Мужской разговор. Место мужчины в мире. Христианский взгляд (Первозванский) - страница 7

От прошлого мы унаследовали первую модель внутрисемейных отношений; именно она запечатлена на страницах Ветхого Завета. Родители в те далекие времена нисколько не интересовались пожеланиями детей. Классический пример: женитьба Авраамом сына[1]. С Исааком он вообще об этом не разговаривает, зато подробно инструктирует своего раба, отправляя его с миссией сватовства. Даже Ревекку спрашивают: «Пойдешь ли ты с этим человеком?» – и она отвечает: «Пойду». Мнением же Исаака не интересуется никто. Исаак – образ абсолютного, беззаветного сыновнего послушания, начиная с того момента, когда Авраам возлагает его на жертвенник.

Новый Завет представляет нам уже совсем другой тип отцовства. Самый яркий пример – притча о блудном сыне[2]. Сын проявляет очевидную неблагодарность по отношению к отцу. Согласно толкованию митрополита Сурожского Антония (Блюма; 1914–2003), в реалиях традиционного общества требование выделить причитающуюся часть имения было равнозначно заявлению: «Отец, ты для меня умер!» – ведь дети вступают в наследство лишь после смерти родителей.

Однако даже в этой немыслимой ситуации отец готов, как бы мы сейчас сказали, идти на поводу у сына, а когда промотавший состояние сын возвращается, милосердный отец оказывается готовым его принять, простив ему все. К сожалению, этот евангельский образ отцовства, несмотря на два прошедших с тех пор тысячелетия, так и не был по-настоящему воспринят нашим обществом. Я не говорю об отдельных исключениях, но в массе своей православные христиане сохранили ветхозаветный принцип межпоколенческих отношений: «Я – отец, а значит, имею право повелевать. Ты – сын, и твое предназначение – беспрекословное послушание».

Впрочем, вопрос этот не столь однозначен, как может показаться на первый взгляд. Наблюдая за жизнью в современной Москве христианских кавказских семей, сохраняющих традиционно клановую структуру, и встречая молодого верующего человека, при этом достаточно светского и успешного, приводящего в храм свою невесту, на которой он не может жениться без разрешения дяди, потому что его отец – младший брат в семье, я невольно думаю: «А ведь что-то все же в этом есть!»

То есть, с одной стороны, в моей душе возникает протест против насилия по отношению к свободному выбору человека, а с другой – я чувствую благотворность такого подхода к судьбам младшего поколения.
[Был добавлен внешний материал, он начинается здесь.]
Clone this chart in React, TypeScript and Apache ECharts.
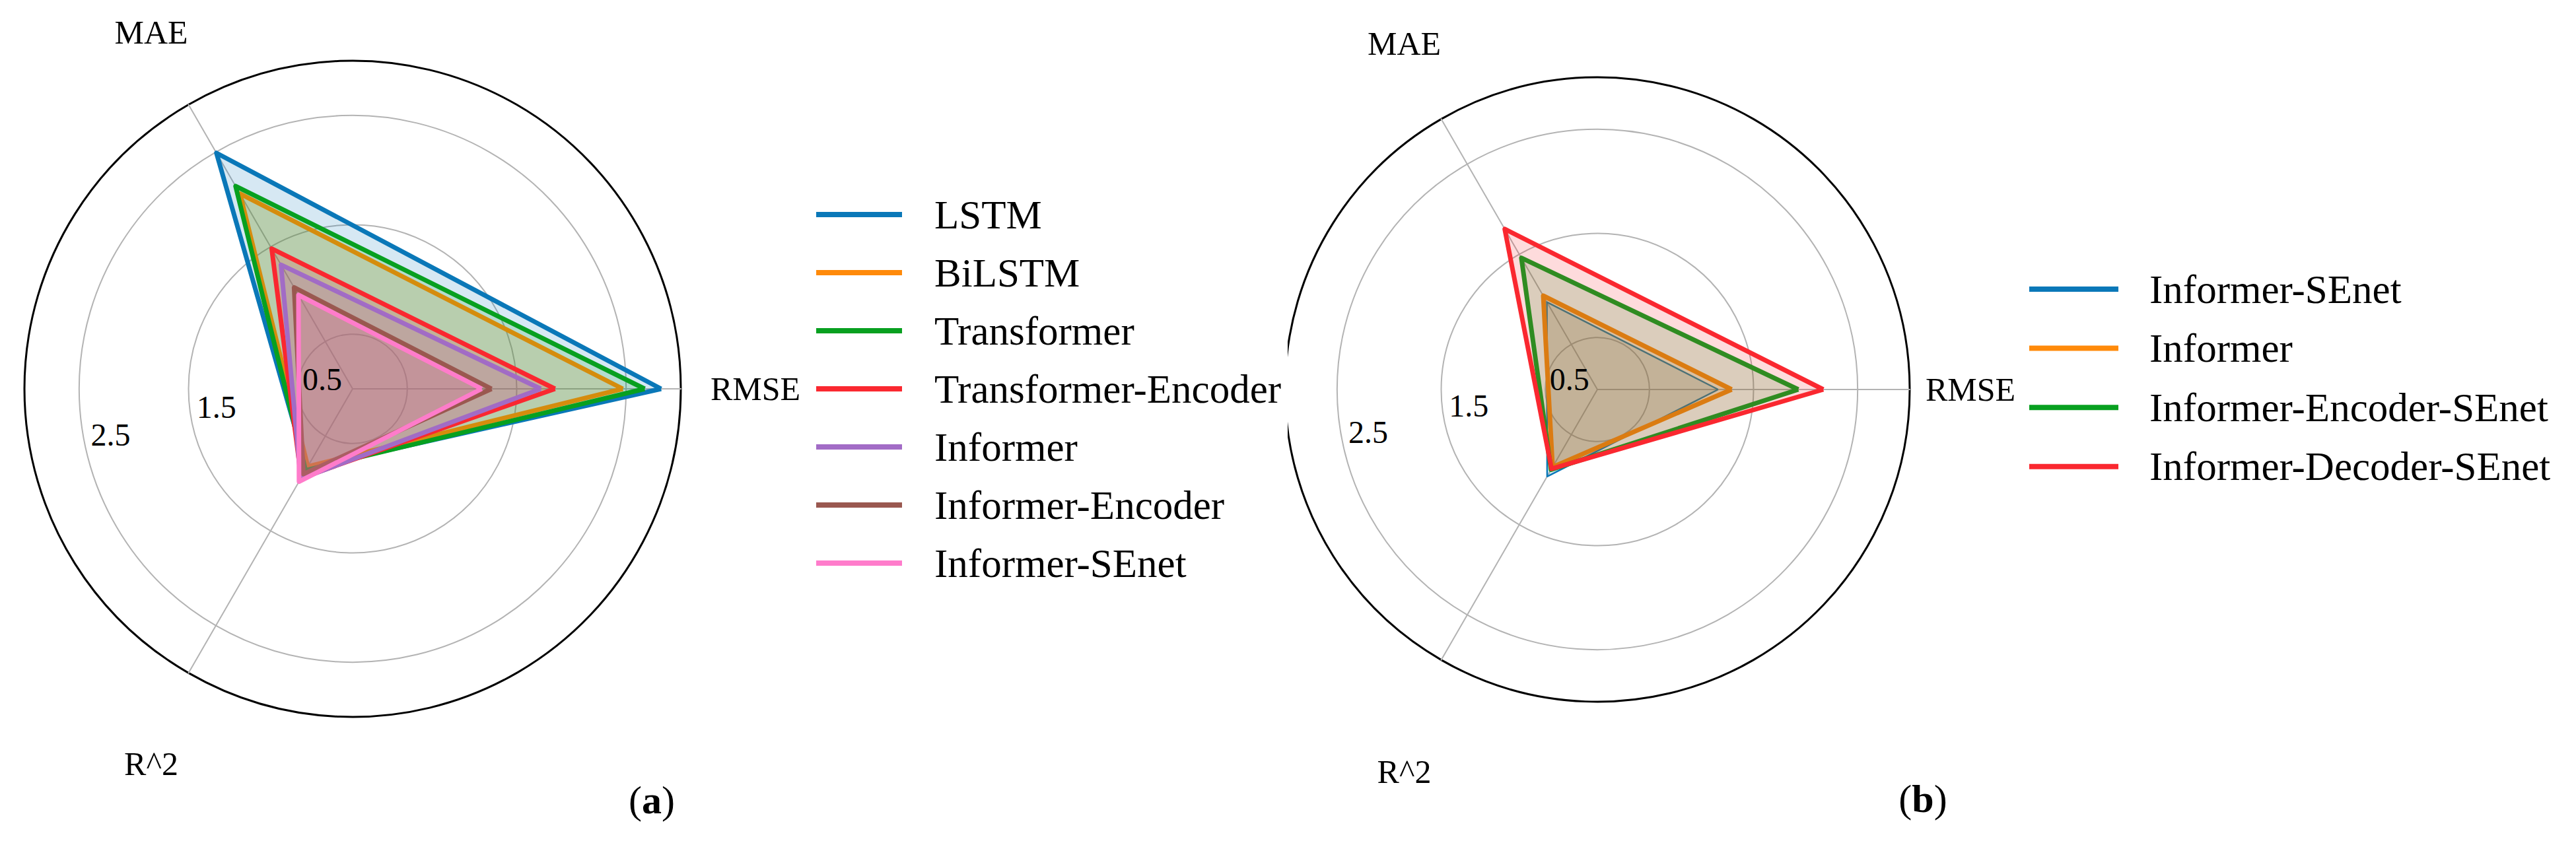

Главное, чтобы отец искал воли Божией, как делал это Авраам, а не просто утверждал свою волю.

Нахождение баланса в отношениях между различными поколениями – задача важнейшая и сложнейшая, требующая исключительно индивидуального подхода, обуславливающего целесообразность и даже возможность применения тех или иных воспитательных мер. Дело даже не в том, можно или нельзя физически наказывать ребенка. Одного можно, а другого ни в коем случае нельзя, потому что такое наказание попросту унизит, а то и сломает его, вызвав эффект, противоположный ожидаемому. Ведь все дети разные, как разные и их отцы. Кто-то из нас обладает даром убеждения, слова же другого окажутся абсолютно бесполезными до тех пор, пока не будет задействован механизм выбора между кнутом и пряником.